According to Kay Gilderdale:

"Although every system in Lynn’s body was badly affected, for a long time she truly believed she would recover, but gradually, as a result of chronic illness, more and more conditions were added to the already lengthy list [hypothalamic dysfunction, liver dysfunction, adrenal failure, angina, renal tubular acidosis type 1, osteoporosis, to name but a few] and she started to say to me in her sign language, 'Mum, you can’t fix me any more – I’m too broken, I’ve had enough'."

Lynn attempted suicide in May 2007 with an overdose of morphine and an injection of air. After this failure, she later wrote, she never wavered in her desire to die.
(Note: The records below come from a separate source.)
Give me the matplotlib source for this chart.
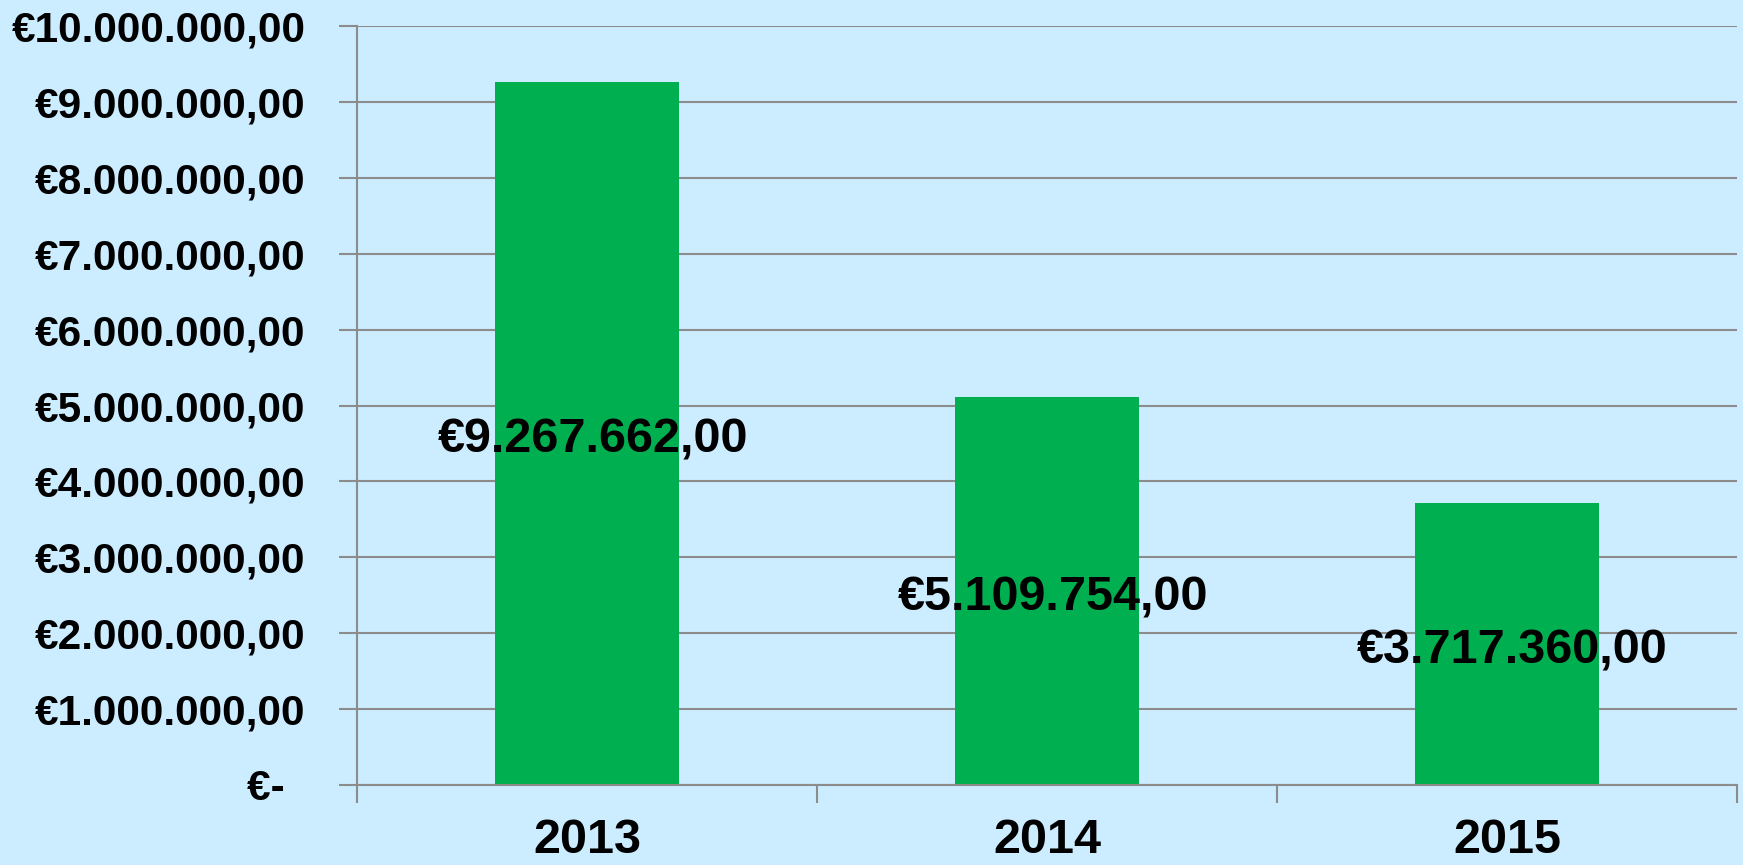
import numpy as np
import matplotlib.pyplot as plt

# chart data
years = ['2013', '2014', '2015']
values = [9267662.00, 5109754.00, 3717360.00]
value_labels = ['€9.267.662,00', '€5.109.754,00', '€3.717.360,00']
y_ticks = [0, 1e6, 2e6, 3e6, 4e6, 5e6, 6e6, 7e6, 8e6, 9e6, 10e6]
y_tick_labels = ['€-\u2002', '€1.000.000,00', '€2.000.000,00', '€3.000.000,00',
                 '€4.000.000,00', '€5.000.000,00', '€6.000.000,00',
                 '€7.000.000,00', '€8.000.000,00', '€9.000.000,00',
                 '€10.000.000,00']

plt.rcParams['font.family'] = ['Liberation Sans', 'DejaVu Sans']
plt.rcParams['font.weight'] = 'bold'

bg = '#CCECFF'
grid_col = '#8C8C8C'

fig = plt.figure(figsize=(17.43, 8.65), dpi=100, facecolor=bg)
ax = fig.add_axes([357 / 1743, 1 - 785 / 865, 1380 / 1743, 759 / 865])
ax.set_facecolor(bg)

x = np.arange(len(years))
ax.bar(x, values, width=0.4, color='#00B050', zorder=3)

# value labels in the middle of each bar
for xi, v, lab in zip(x, values, value_labels):
    ax.annotate(lab, (xi, v / 2), xytext=(4, -5), textcoords='offset points',
                ha='center', va='center', fontsize=35, fontweight='bold',
                color='black', zorder=4)

ax.set_xlim(-0.5, 2.5)
ax.set_ylim(0, 10e6)

ax.set_yticks(y_ticks)
ax.set_yticklabels(y_tick_labels, fontsize=30.5, fontweight='bold')
ax.yaxis.grid(True, color=grid_col, linewidth=1.5, zorder=0)

# category boundaries as major ticks, year labels on minor ticks
ax.set_xticks([-0.5, 0.5, 1.5, 2.5])
ax.set_xticklabels([])
ax.set_xticks(x, minor=True)
ax.set_xticklabels(years, minor=True, fontsize=35, fontweight='bold')
ax.tick_params(axis='x', which='major', length=13, width=1.5, color=grid_col, direction='out')
ax.tick_params(axis='x', which='minor', length=0, pad=24)
ax.tick_params(axis='y', length=13, width=1.5, color=grid_col, pad=24)

for side in ['top', 'right']:
    ax.spines[side].set_visible(False)
for side in ['left', 'bottom']:
    ax.spines[side].set_color(grid_col)
    ax.spines[side].set_linewidth(1.5)
    ax.spines[side].set_zorder(5)

fig.savefig('out.png', dpi=100, facecolor=bg)
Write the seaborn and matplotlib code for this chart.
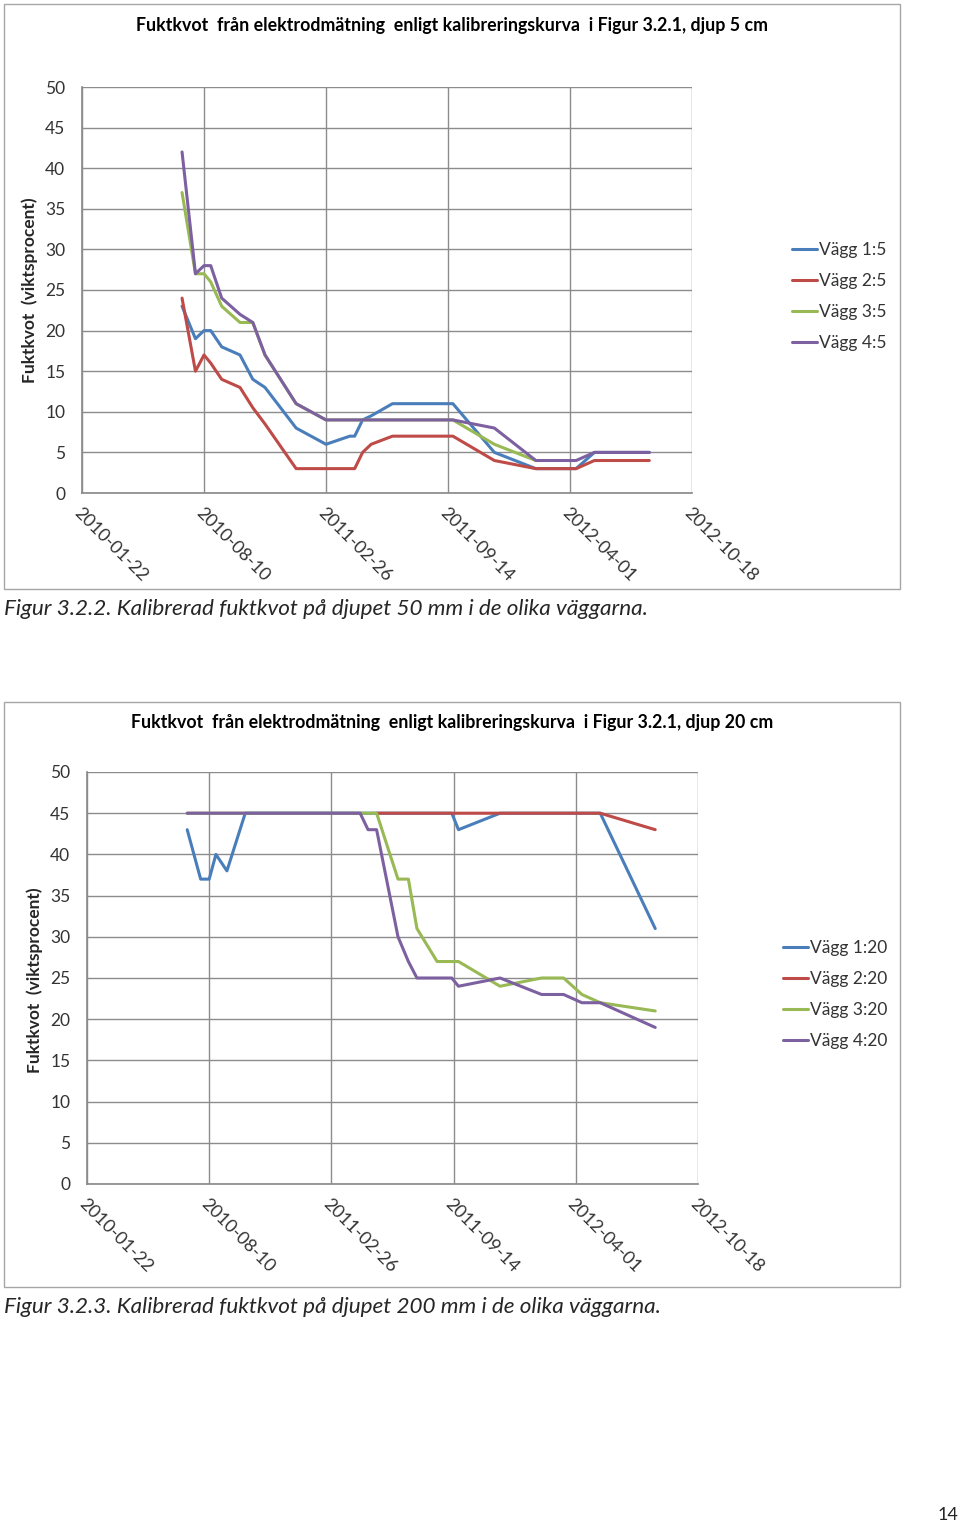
import pandas as pd
import numpy as np
import matplotlib
matplotlib.use("Agg")
import matplotlib.pyplot as plt
import matplotlib.dates as mdates
from matplotlib.patches import Rectangle
import seaborn as sns

# --- Data ---
nan = np.nan

# Figur 3.2.2, djup 5 cm
dates_5 = ['2010-07-05', '2010-07-27', '2010-08-10', '2010-08-21', '2010-09-08',
           '2010-10-08', '2010-10-29', '2010-11-18', '2011-01-08', '2011-02-26',
           '2011-04-06', '2011-04-14', '2011-04-27', '2011-05-11', '2011-06-15',
           '2011-09-22', '2011-11-29', '2012-02-05', '2012-04-11', '2012-05-11',
           '2012-08-09']
vagg1_5 = [23, 19, 20, 20, 18, 17, 14, 13, 8, 6, 7, 7, 9, 9.5, 11, 11, 5, 3, 3, 5, 5]
vagg2_5 = [24, 15, 17, 16, 14, 13, 10.5, 8.5, 3, 3, 3, 3, 5, 6, 7, 7, 4, 3, 3, 4, 4]
vagg3_5 = [37, 27, 27, 26, 23, 21, 21, 17, 11, 9, 9, 9, 9, 9, 9, 9, 6, 4, nan, nan, nan]
vagg4_5 = [42, 27, 28, 28, 24, 22, 21, 17, 11, 9, 9, 9, 9, 9, 9, 9, 8, 4, 4, 5, 5]
labels_5 = ['Vägg 1:5', 'Vägg 2:5', 'Vägg 3:5', 'Vägg 4:5']

# Figur 3.2.3, djup 20 cm
dates_20 = ['2010-07-05', '2010-07-27', '2010-08-10', '2010-08-21', '2010-09-08',
            '2010-10-08', '2010-11-18', '2011-01-08', '2011-02-26', '2011-04-14',
            '2011-04-27', '2011-05-11', '2011-06-15', '2011-07-02', '2011-07-16',
            '2011-08-18', '2011-09-11', '2011-09-22', '2011-11-29', '2012-02-05',
            '2012-03-12', '2012-04-11', '2012-05-11', '2012-08-09']
vagg1_20 = [43, 37, 37, 40, 38, 45, 45, 45, 45, 45, 45, 45, 45, 45, 45,
            45, 45, 43, 45, 45, 45, 45, 45, 31]
vagg2_20 = [nan, nan, nan, nan, nan, nan, nan, nan, nan, nan, nan, 45, 45, 45, 45,
            45, 45, 45, 45, 45, 45, 45, 45, 43]
vagg3_20 = [45, 45, 45, 45, 45, 45, 45, 45, 45, 45, 45, 45, 37, 37, 31,
            27, 27, 27, 24, 25, 25, 23, 22, 21]
vagg4_20 = [45, 45, 45, 45, 45, 45, 45, 45, 45, 45, 43, 43, 30, 27, 25,
            25, 25, 24, 25, 23, 23, 22, 22, 19]
labels_20 = ['Vägg 1:20', 'Vägg 2:20', 'Vägg 3:20', 'Vägg 4:20']

tick_dates = ['2010-01-22', '2010-08-10', '2011-02-26', '2011-09-14', '2012-04-01', '2012-10-18']

COLORS = ['#4A7EBB', '#BE4B48', '#98B954', '#7D60A0']
GRID = '#8C8C8C'
TXT = '#333333'
FONT = 'Lato'

W, H = 960, 1523


def long_df(dates, series, labels):
    parts = []
    for vals, lab in zip(series, labels):
        d = pd.DataFrame({'datum': pd.to_datetime(dates), 'fuktkvot': vals, 'serie': lab})
        parts.append(d.dropna())
    return pd.concat(parts, ignore_index=True)


def fig_rect(x0, y0, x1, y1):
    # pixel box -> figure fraction [left, bottom, width, height]
    return [x0 / W, 1 - y1 / H, (x1 - x0) / W, (y1 - y0) / H]


def draw_chart(df, labels, title, ax_box, frame_box, title_y, ylab_xy, leg_xy):
    ax = fig.add_axes(fig_rect(*ax_box))
    sns.lineplot(data=df, x='datum', y='fuktkvot', hue='serie', hue_order=labels,
                 palette=COLORS, linewidth=2.2, estimator=None, sort=False, ax=ax)

    ticks = pd.to_datetime(tick_dates)
    ax.set_xlim(ticks[0], ticks[-1])
    ax.set_ylim(0, 50)
    ax.set_yticks(range(0, 51, 5))
    ax.set_xticks(ticks)
    ax.xaxis.set_major_formatter(mdates.DateFormatter('%Y-%m-%d'))
    ax.grid(True, color=GRID, linewidth=1)
    ax.set_axisbelow(True)
    for s in ['top', 'right']:
        ax.spines[s].set_visible(False)
    for s in ['left', 'bottom']:
        ax.spines[s].set_color(GRID)
    ax.tick_params(axis='both', colors=GRID, length=5, width=1, labelcolor=TXT,
                   labelsize=12.5)
    ax.tick_params(axis='y', pad=7)
    for lab in ax.get_xticklabels():
        lab.set_rotation(-45)
        lab.set_ha('left')
        lab.set_va('top')
        lab.set_rotation_mode('anchor')
        lab.set_fontsize(13)
    ax.set_xlabel('')
    ax.set_ylabel('')

    # legend to the right of the plot
    handles, labs = ax.get_legend_handles_labels()
    ax.legend(handles, labs, loc='upper left', frameon=False, fontsize=12.5,
              bbox_to_anchor=(leg_xy[0] / W, 1 - leg_xy[1] / H), bbox_transform=fig.transFigure,
              handlelength=1.45, handletextpad=0.1, labelspacing=0.86, borderpad=0,
              borderaxespad=0, labelcolor=TXT)

    fig.text(452 / W, 1 - title_y / H, title, ha='center', va='center',
             fontsize=12.8, fontweight='bold', color='black', family=FONT)
    fig.text(ylab_xy[0] / W, 1 - ylab_xy[1] / H, 'Fuktkvot  (viktsprocent)', rotation=90,
             ha='center', va='center', fontsize=12.5, fontweight='bold', family=FONT)
    fig.add_artist(Rectangle((frame_box[0] / W, 1 - frame_box[3] / H),
                             (frame_box[2] - frame_box[0]) / W,
                             (frame_box[3] - frame_box[1]) / H,
                             transform=fig.transFigure, fill=False,
                             edgecolor='#A6A6A6', linewidth=1))
    return ax


sns.set_theme(style='white')
plt.rcParams['font.family'] = [FONT, 'DejaVu Sans']

fig = plt.figure(figsize=(W / 100, H / 100), dpi=100)

df5 = long_df(dates_5, [vagg1_5, vagg2_5, vagg3_5, vagg4_5], labels_5)
draw_chart(df5, labels_5,
           'Fuktkvot  från elektrodmätning  enligt kalibreringskurva  i Figur 3.2.1, djup 5 cm',
           ax_box=(82, 87, 692, 493), frame_box=(4, 4, 900, 589), title_y=25,
           ylab_xy=(30, 290), leg_xy=(792, 242))

df20 = long_df(dates_20, [vagg1_20, vagg2_20, vagg3_20, vagg4_20], labels_20)
draw_chart(df20, labels_20,
           'Fuktkvot  från elektrodmätning  enligt kalibreringskurva  i Figur 3.2.1, djup 20 cm',
           ax_box=(87, 772, 698, 1184), frame_box=(4, 702, 900, 1287), title_y=723,
           ylab_xy=(35, 980), leg_xy=(783, 940))

fig.text(4 / W, 1 - 609 / H,
         'Figur 3.2.2. Kalibrerad fuktkvot på djupet 50 mm i de olika väggarna.',
         ha='left', va='center', fontsize=16.2, style='italic', family=FONT)
fig.text(4 / W, 1 - 1307 / H,
         'Figur 3.2.3. Kalibrerad fuktkvot på djupet 200 mm i de olika väggarna.',
         ha='left', va='center', fontsize=16.2, style='italic', family=FONT)
fig.text(958 / W, 1 - 1515 / H, '14', ha='right', va='center', fontsize=13, family=FONT)

fig.savefig('out.png', dpi=100, facecolor='white')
She posted an explanation towards the end of her life, explaining that she was "so very, very tired" and that her spirit was broken (see below).

Lynn died at 07:10 on 4 December 2008. Kay's prosecution for attempted murder hinged on her actions during those hours, as she gave the family doctor the impression that she had injected Lynn with air, to cause a fatal embolism and with the antidepressant Sertraline. However, Lynn's body revealed no trace of the latter and Kay later said she could not remember injecting Lynn with air.

==Prosecution of Kay Gilderdale==

Kay was charged with attempted murder on 21 April 2009.

The trial itself began on 12 January 2010. The prosecution opened their case on 18 January, making the accusation of deliberate injections of air. Prosecution Sally Howes QC told the jury:

"It is the prosecution’s case that when Mrs Gilderdale realised that the two large doses of morphine that she provided to Lynn, that Lynn self-administered to try to end her life…instead of then realising that her daughter’s suicide had gone horribly wrong, she then set about, over the next 30 hours, in performing actions which were designed with no other intention other than terminating her daughter’s life."

The further morphine, the further cocktail of drugs, the injecting of air – all designed to terminate her daughter's life. It wasn't done to make her better, it was done to make sure she died.

On 19 January, Lynn Gilderdale's father, Richard, who had been divorced from Kay but was still involved in Lynn's care, testified in Kay's defence. He testified that Lynn had developed a fear of hospitals after a series of incidents including the Oct 2005 Hickman line incident and had been sexually abused by a senior health professional in London. With regard to her quality of life, he replied, "It was less than poor. She had no quality of life. She couldn’t eat, she couldn’t drink." Richard Gilderdale, and Julie Cheeseman another of Lynn Gilderdale's carers, related that they had both tried to dissuade her from taking her own life. On the third day, the prosecution told the jury that Kay had searched the Internet for various suicide-related phrases in between Lynn's overdose and her death. Closing speeches were given by defence and prosecution on 23 January and Kay was acquitted of the attempted murder charge on 25 Jan.

Following Kay Gilderdale's acquittal, the judge made a statement praising the jury. Mr Justice Bean remarked: "I do not normally comment on the verdicts of juries but in this case their decision, if I may say so, shows that common sense, decency and humanity which makes jury trials so important in a case of this kind."